◆ Problem statement: Pull each line containing "Python" out of the data and copy it.

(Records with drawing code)
--------------------------------

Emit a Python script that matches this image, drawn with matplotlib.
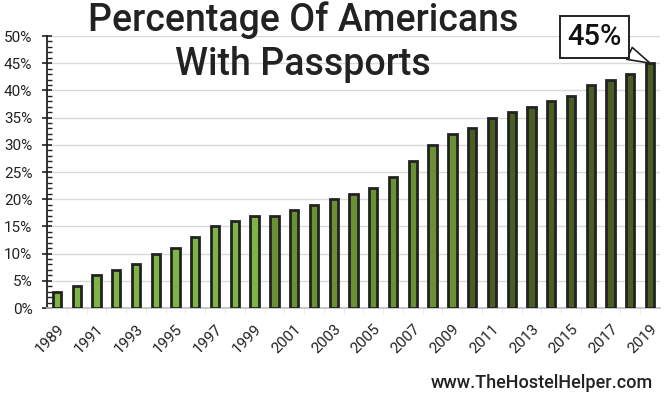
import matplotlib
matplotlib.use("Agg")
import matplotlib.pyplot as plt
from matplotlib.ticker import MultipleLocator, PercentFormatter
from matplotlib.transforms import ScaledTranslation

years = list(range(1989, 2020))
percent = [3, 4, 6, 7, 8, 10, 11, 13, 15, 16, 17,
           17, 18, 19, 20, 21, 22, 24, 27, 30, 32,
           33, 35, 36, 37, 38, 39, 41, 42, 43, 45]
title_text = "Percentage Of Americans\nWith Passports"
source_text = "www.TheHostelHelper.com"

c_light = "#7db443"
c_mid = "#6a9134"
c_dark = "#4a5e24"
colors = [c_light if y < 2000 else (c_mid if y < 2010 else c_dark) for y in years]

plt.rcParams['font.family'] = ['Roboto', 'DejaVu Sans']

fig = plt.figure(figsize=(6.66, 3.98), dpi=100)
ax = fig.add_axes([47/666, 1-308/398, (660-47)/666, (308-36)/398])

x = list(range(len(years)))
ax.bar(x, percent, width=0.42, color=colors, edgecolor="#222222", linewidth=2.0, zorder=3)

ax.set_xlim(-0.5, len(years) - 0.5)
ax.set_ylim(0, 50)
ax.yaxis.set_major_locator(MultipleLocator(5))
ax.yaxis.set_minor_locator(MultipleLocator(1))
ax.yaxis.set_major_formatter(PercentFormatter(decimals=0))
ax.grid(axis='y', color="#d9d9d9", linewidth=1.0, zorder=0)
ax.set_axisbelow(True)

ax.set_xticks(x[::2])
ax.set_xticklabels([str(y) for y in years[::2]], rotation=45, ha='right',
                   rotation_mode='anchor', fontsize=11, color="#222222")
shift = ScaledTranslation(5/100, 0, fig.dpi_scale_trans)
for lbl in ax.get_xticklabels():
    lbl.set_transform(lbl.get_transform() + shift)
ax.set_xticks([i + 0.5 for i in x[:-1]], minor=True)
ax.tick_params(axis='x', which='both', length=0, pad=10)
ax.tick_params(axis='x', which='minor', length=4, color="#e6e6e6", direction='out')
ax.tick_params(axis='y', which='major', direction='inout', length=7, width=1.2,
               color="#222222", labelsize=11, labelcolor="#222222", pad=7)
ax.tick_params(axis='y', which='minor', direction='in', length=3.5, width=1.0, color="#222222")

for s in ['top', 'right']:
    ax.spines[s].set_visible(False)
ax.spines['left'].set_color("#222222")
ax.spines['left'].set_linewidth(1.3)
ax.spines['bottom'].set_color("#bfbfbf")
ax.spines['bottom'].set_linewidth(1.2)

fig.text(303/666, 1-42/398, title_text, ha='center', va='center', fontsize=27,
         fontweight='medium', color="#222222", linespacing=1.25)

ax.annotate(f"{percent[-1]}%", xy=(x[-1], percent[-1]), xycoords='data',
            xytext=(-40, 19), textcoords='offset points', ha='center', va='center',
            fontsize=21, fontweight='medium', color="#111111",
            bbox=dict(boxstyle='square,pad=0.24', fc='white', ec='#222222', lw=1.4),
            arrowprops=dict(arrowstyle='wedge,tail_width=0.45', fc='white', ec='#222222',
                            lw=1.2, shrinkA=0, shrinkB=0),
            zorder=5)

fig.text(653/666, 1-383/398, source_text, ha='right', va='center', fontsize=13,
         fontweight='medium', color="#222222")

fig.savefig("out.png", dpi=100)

--------------------------------

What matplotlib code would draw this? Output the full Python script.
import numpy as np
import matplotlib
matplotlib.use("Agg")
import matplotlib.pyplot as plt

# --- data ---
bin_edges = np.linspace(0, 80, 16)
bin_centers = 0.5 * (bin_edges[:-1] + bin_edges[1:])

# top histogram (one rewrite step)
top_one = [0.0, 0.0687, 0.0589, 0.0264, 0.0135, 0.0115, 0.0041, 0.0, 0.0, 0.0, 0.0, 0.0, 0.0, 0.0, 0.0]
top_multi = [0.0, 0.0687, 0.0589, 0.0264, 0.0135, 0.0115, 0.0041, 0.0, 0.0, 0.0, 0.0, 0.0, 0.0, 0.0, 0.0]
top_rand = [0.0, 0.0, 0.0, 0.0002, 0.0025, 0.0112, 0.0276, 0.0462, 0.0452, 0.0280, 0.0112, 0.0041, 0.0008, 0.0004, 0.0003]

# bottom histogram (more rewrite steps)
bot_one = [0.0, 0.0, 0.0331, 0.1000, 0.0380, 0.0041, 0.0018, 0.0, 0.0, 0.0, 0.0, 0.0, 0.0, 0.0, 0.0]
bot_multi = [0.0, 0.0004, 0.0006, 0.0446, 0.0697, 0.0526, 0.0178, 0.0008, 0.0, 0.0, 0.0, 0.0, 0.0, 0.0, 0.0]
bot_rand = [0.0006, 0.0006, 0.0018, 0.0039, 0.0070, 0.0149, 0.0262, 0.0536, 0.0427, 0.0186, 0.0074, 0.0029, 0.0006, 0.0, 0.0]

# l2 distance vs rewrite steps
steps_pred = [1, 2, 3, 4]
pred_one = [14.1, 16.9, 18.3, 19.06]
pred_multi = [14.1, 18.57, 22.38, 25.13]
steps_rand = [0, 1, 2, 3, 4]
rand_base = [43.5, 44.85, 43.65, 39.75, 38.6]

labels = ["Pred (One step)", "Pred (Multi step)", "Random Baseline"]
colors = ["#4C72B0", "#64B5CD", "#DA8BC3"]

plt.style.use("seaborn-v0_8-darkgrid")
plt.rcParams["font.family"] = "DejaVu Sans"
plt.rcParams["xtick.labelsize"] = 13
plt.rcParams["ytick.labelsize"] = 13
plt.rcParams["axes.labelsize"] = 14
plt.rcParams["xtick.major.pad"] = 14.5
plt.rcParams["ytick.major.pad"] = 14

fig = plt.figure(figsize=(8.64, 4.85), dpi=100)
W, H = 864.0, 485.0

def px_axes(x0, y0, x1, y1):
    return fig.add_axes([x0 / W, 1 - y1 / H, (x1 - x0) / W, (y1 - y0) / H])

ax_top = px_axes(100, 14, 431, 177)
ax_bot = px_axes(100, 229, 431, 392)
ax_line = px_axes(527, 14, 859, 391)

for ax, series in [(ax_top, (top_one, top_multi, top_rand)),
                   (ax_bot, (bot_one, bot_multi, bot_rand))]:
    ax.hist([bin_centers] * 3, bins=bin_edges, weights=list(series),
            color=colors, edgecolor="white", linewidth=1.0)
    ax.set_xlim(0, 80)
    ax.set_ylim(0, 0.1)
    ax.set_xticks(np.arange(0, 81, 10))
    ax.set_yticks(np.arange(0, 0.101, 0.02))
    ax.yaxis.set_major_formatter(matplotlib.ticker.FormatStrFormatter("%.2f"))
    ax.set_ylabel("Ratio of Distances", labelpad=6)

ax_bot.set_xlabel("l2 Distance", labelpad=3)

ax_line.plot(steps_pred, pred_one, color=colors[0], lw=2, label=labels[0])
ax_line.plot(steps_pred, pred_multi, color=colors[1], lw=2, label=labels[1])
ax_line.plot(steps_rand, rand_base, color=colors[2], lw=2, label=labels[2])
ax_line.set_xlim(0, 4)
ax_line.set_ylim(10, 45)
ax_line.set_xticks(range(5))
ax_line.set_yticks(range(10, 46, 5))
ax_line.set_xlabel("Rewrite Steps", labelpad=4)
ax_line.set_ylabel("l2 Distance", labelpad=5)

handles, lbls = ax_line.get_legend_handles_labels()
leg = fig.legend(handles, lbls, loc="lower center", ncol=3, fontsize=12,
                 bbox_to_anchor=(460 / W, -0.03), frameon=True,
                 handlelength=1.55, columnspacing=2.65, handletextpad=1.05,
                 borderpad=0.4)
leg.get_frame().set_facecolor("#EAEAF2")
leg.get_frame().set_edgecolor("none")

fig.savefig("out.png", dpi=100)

--------------------------------

◆ Reply:
Emit a Python script that matches this image, drawn with matplotlib.
What matplotlib code would draw this? Output the full Python script.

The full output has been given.